TASK:
Print the lines beginning with the one that contains "Rebuild this chart" and ending with the one that contains "fontsize=15.5, fontweight='bold')", exactly, both included, and no other lines.

***** EXERCISE MATERIALS

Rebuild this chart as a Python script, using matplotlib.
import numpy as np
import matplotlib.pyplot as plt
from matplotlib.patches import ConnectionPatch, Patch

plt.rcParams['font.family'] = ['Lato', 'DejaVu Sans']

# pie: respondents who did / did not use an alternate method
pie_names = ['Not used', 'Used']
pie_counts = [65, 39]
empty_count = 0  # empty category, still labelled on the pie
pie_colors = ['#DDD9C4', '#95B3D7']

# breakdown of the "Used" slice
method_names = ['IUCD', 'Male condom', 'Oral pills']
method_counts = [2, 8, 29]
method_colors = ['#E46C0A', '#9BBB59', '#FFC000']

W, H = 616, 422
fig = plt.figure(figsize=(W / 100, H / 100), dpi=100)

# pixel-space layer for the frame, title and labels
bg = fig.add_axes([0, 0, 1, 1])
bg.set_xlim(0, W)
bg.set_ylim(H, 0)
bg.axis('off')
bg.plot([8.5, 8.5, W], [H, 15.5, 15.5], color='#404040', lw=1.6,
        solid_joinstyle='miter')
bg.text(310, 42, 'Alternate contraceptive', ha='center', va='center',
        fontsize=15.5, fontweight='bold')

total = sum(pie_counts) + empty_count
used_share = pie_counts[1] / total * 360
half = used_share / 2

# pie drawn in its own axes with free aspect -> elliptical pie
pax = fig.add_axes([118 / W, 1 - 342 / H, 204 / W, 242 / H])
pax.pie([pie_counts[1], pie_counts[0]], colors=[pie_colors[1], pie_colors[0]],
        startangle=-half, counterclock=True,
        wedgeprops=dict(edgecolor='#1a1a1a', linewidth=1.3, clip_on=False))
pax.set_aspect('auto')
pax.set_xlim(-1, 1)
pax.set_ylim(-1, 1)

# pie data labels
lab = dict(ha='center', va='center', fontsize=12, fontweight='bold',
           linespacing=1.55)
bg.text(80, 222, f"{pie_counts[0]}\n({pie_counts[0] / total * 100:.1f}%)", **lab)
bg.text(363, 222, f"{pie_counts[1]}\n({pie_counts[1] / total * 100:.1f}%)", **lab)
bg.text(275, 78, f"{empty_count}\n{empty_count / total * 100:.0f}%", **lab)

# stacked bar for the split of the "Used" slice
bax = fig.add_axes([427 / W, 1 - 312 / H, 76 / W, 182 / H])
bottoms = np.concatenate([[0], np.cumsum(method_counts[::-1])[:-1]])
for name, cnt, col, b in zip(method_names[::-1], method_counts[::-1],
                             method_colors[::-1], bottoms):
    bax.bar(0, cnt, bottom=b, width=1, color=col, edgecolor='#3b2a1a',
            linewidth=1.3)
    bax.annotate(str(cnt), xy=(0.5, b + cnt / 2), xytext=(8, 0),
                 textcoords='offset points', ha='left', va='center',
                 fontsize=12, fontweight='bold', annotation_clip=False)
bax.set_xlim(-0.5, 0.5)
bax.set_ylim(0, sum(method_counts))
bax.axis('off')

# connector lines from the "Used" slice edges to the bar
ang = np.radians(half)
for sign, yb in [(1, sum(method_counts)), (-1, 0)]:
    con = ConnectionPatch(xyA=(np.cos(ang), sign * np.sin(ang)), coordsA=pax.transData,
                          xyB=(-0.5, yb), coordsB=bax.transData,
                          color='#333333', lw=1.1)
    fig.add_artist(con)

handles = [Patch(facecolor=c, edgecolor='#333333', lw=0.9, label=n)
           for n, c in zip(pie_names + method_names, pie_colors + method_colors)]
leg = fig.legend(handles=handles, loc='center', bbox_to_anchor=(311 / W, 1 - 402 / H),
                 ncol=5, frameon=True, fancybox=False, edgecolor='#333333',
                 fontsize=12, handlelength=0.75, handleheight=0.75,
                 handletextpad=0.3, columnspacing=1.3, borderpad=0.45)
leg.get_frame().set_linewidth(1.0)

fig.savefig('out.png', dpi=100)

**********
***** EXERCISE MATERIALS

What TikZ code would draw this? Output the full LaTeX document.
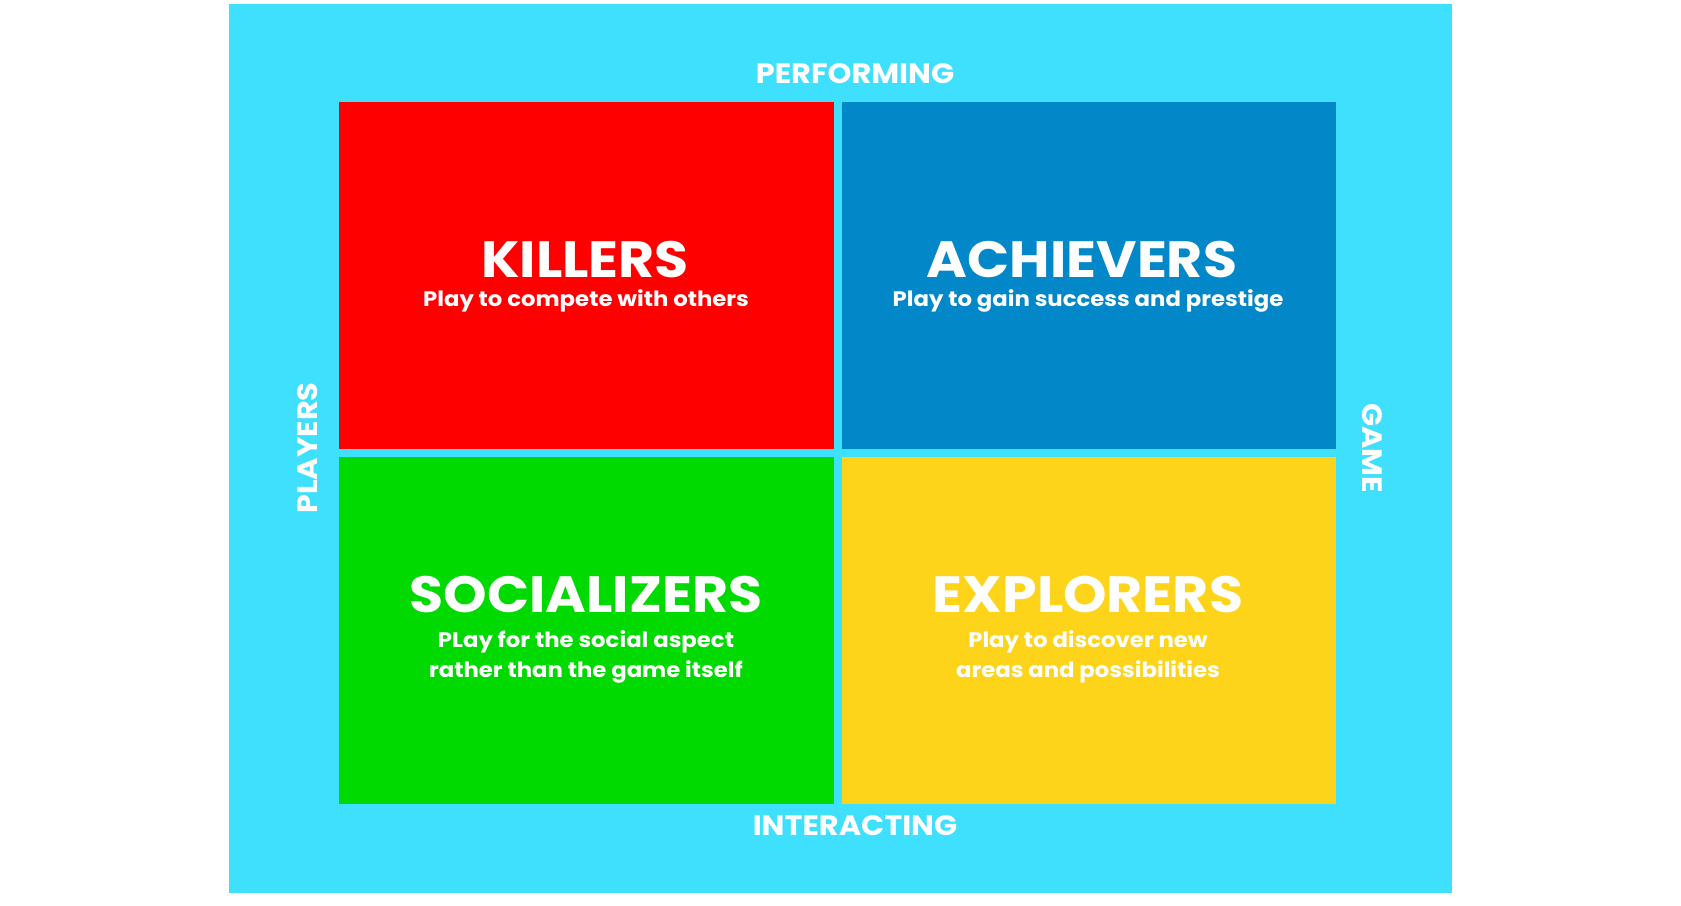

**********

WRITTEN RESPONSE:
Rebuild this chart as a Python script, using matplotlib.
import numpy as np
import matplotlib.pyplot as plt
from matplotlib.patches import ConnectionPatch, Patch

plt.rcParams['font.family'] = ['Lato', 'DejaVu Sans']

# pie: respondents who did / did not use an alternate method
pie_names = ['Not used', 'Used']
pie_counts = [65, 39]
empty_count = 0  # empty category, still labelled on the pie
pie_colors = ['#DDD9C4', '#95B3D7']

# breakdown of the "Used" slice
method_names = ['IUCD', 'Male condom', 'Oral pills']
method_counts = [2, 8, 29]
method_colors = ['#E46C0A', '#9BBB59', '#FFC000']

W, H = 616, 422
fig = plt.figure(figsize=(W / 100, H / 100), dpi=100)

# pixel-space layer for the frame, title and labels
bg = fig.add_axes([0, 0, 1, 1])
bg.set_xlim(0, W)
bg.set_ylim(H, 0)
bg.axis('off')
bg.plot([8.5, 8.5, W], [H, 15.5, 15.5], color='#404040', lw=1.6,
        solid_joinstyle='miter')
bg.text(310, 42, 'Alternate contraceptive', ha='center', va='center',
        fontsize=15.5, fontweight='bold')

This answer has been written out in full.